The golf handicap is one of the sport's most distinctive features, letting players of vastly different abilities compete fairly on any course in the world. Whether you play weekend rounds with friends or compete in club tournaments, knowing how your Handicap Index is calculated helps you track real improvement, set achievable goals, and understand exactly what your index means on a new course.

A Brief History of Handicapping

Golf handicapping dates back to the late 18th century, when early systems relied on informal agreements between players at individual clubs. Over the following two centuries, national golf associations developed increasingly formalized methods, but these varied significantly from country to country — the USGA used one formula, the CONGU used another, Australia had its own system, and so on. A player moving between countries could not simply transfer their handicap, creating confusion in international competitions and casual travel golf.

The World Handicap System, introduced globally in January 2020 and jointly administered by the USGA and R&A, unified six different handicapping methods into a single standard. For the first time, a Handicap Index calculated in Japan is directly comparable to one earned in Scotland or Florida. The WHS also introduced several improvements over legacy systems: the Score Differential formula accounts for Playing Conditions, the "best differentials" approach rewards peak performance rather than punishing bad rounds, and a built-in cap prevents handicaps from inflating rapidly after a few poor outings.
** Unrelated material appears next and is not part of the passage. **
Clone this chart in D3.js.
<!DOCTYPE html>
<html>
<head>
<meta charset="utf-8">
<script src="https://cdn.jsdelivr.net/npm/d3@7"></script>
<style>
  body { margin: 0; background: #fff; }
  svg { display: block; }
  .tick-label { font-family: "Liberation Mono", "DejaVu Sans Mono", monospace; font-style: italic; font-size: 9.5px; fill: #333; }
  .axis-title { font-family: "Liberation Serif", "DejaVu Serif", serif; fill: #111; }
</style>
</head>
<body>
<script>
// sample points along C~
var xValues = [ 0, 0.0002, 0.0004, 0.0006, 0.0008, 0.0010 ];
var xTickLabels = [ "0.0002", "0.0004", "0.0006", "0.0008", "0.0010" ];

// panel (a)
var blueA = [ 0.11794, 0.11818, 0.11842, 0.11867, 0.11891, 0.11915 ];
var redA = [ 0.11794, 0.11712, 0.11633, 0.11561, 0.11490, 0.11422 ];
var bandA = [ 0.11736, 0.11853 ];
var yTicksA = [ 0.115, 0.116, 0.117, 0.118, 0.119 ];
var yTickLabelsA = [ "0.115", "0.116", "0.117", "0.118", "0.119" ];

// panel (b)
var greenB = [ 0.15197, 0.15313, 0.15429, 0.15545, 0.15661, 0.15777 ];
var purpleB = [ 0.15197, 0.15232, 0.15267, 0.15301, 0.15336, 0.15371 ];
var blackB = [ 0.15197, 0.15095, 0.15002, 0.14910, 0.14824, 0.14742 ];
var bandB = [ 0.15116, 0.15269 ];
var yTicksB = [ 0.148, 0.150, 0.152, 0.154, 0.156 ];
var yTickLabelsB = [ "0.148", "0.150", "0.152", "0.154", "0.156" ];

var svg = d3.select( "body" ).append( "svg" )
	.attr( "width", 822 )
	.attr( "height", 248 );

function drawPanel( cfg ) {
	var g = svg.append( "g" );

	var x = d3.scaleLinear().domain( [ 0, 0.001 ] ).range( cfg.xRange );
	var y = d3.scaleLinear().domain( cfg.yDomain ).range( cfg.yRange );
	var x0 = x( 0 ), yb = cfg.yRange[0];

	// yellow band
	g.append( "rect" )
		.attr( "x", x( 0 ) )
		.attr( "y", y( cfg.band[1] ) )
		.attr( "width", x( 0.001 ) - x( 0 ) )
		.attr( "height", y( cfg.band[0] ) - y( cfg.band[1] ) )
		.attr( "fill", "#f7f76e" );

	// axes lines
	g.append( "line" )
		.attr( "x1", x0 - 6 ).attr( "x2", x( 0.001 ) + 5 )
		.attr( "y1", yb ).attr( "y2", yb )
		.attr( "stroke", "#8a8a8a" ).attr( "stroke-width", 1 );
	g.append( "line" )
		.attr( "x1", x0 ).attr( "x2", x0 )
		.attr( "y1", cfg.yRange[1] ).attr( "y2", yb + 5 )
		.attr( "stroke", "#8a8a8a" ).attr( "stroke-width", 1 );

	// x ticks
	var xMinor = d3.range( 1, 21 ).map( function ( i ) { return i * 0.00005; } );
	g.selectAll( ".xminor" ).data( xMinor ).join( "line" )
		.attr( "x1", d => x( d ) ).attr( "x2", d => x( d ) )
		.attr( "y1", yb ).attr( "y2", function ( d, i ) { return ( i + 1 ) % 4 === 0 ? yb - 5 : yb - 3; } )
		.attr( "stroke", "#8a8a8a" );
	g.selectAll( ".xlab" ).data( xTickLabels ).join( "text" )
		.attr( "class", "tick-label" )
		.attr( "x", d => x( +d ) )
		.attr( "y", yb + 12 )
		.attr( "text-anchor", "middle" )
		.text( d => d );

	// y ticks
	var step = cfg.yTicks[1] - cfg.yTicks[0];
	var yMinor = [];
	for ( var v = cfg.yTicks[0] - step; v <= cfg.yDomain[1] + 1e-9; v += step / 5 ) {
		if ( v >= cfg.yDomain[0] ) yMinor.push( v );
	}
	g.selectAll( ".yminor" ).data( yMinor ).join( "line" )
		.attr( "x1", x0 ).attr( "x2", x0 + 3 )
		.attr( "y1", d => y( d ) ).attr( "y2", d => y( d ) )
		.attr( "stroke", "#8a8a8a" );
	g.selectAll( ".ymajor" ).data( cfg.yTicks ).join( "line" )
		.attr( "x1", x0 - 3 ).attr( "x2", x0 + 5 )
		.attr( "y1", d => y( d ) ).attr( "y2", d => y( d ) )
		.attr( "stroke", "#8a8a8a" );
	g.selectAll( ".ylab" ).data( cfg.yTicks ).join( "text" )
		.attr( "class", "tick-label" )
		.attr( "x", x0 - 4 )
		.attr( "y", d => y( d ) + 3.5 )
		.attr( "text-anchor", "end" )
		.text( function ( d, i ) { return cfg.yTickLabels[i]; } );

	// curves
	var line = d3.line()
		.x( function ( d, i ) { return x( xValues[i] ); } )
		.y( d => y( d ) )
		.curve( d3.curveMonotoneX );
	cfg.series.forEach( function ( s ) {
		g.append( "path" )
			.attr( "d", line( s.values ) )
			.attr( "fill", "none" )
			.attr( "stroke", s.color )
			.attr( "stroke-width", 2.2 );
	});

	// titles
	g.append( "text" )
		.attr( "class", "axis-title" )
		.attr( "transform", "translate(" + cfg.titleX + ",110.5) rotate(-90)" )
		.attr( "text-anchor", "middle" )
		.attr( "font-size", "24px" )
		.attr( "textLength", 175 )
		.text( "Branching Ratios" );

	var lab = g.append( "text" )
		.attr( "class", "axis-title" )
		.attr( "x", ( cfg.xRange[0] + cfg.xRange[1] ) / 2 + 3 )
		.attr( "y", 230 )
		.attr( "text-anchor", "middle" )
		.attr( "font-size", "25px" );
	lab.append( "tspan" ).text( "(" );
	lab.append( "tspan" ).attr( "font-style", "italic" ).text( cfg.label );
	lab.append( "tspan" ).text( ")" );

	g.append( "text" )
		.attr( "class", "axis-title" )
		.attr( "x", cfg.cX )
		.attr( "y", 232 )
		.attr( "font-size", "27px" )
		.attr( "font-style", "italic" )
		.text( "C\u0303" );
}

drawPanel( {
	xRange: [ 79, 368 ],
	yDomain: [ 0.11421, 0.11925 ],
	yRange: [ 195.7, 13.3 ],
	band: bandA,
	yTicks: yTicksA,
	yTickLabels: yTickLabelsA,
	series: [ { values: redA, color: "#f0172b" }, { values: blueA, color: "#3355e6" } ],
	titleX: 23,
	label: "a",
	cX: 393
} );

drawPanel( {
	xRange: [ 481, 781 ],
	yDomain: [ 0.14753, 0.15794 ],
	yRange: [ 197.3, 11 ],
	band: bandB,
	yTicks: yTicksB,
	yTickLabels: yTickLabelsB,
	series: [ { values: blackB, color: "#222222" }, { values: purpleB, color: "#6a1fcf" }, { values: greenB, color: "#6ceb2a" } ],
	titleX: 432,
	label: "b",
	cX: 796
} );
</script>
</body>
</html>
How the Handicap Index Is Calculated

At the core of the World Handicap System is the Score Differential, a number that normalizes your score based on the specific difficulty of the course you played. The formula subtracts the Course Rating and any Playing Conditions Calculation (PCC) adjustment from your Adjusted Gross Score, then multiplies by the ratio of 113 — the standard Slope — to the actual Slope Rating of the tees you played. A round on a difficult course with a 140 Slope produces a lower differential than the same gross score on an easy 110 Slope course, which is the point: difficulty is factored out so all rounds become comparable.

Your Handicap Index is derived from the average of your best Score Differentials, multiplied by 0.96. With 20 or more recorded scores, the system uses the best 8 of your last 20 differentials. For fewer scores, a sliding scale applies — for example, only 1 of 3 rounds is used initially. The 0.96 multiplier, known as the bonus for excellence, is a deliberate downward adjustment that prevents a handful of exceptional rounds from inflating your index unrealistically, while still rewarding consistent improvement.
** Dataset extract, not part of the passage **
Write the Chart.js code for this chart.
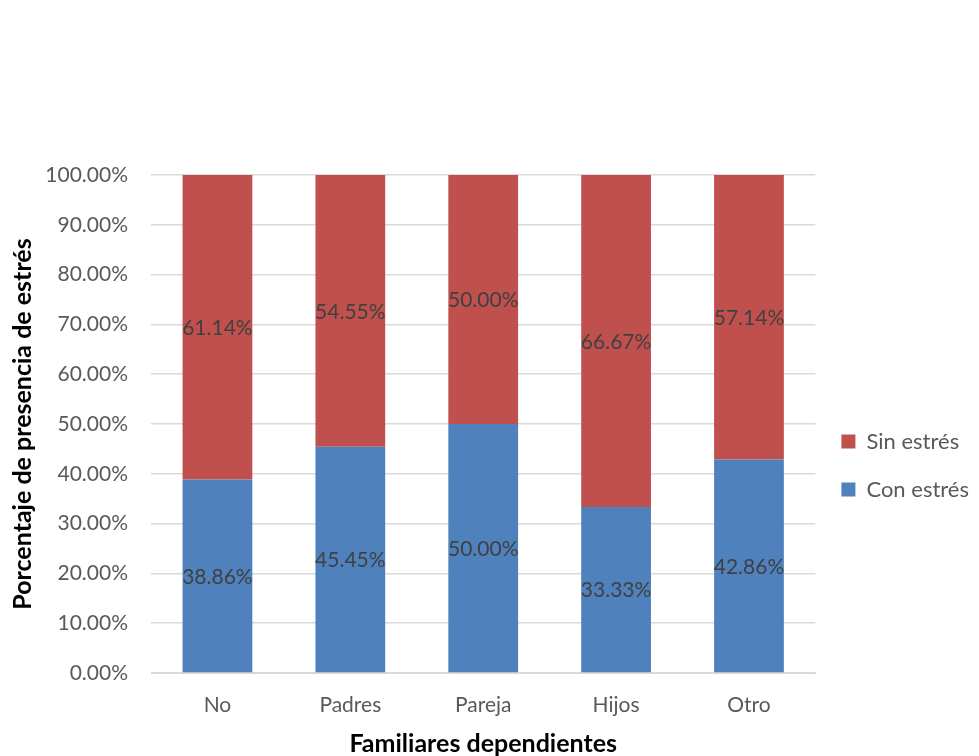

Course Handicap and Playing Handicap

While the Handicap Index is portable — it travels with you to any course in the world — it must be converted to a Course Handicap before you actually play. This conversion accounts for the specific difficulty of the course and tees you have chosen. The formula multiplies your Handicap Index by the ratio of the course's Slope Rating to 113, then adds the difference between the Course Rating and Par. A player with a 15.0 HI might receive 17 strokes on a challenging championship course with a 140 Slope and a course rating well above par, but only 12 strokes on a shorter, easier layout.

In some competition formats, a Playing Handicap is calculated by applying an additional 95% reduction to the Course Handicap. This further adjustment is used in Stableford scoring, match play, and certain stroke play competitions where the competition committee has designated a handicap allowance. Understanding the difference between these three values — Handicap Index, Course Handicap, and Playing Handicap — prevents confusion about how many strokes you actually receive in a given competition format.
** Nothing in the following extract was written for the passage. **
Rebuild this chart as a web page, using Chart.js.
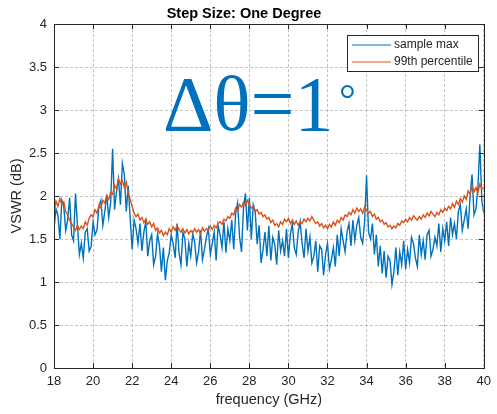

Tips for Improving Your Handicap

Since the WHS rewards your best performances rather than averaging all of them, consistency is more valuable than occasional brilliance. Your goal should be to eliminate the high-differential outliers — the blowup rounds where a few disastrous holes inflate your score significantly. Applying the Net Double Bogey cap mentally during your round (picking up once you cannot score better than net double bogey on a hole) is both legal and psychologically useful for preventing runaway hole scores.

Focus your practice on the short game, which accounts for the majority of scoring variance among amateur golfers. Statistics consistently show that approach shots inside 100 yards and putting contribute more strokes above scratch than any other part of the game for high handicappers. Post every eligible score, including bad ones — the system is designed to be self-correcting, and artificially managing which rounds you post (sandbagging) violates the Rules of Handicapping and undermines fair competition for everyone in your club.

Using the Course Planner for Smart Round Preparation

Before playing an unfamiliar course, use the Course Planner tab to determine your Course Handicap for those specific tees. Enter the course's Slope Rating and Course Rating — both are published on the scorecard and available on the club's website — along with the Par for the tees you plan to play. The calculator instantly shows how many strokes you receive and what your target net score should be to produce a good differential.

This preparation matters because the relationship between gross score and a good differential shifts dramatically by course difficulty. On a 125 Slope course, a 15.0 HI player shooting 89 gross produces roughly a 14.5 differential — essentially playing to their index. On a 145 Slope course, the same player shooting 91 gross might produce only a 12.8 differential, representing genuinely better performance relative to difficulty. Understanding this helps you set realistic goals for each round and recognize when you are truly playing well versus when the course was simply easier than usual.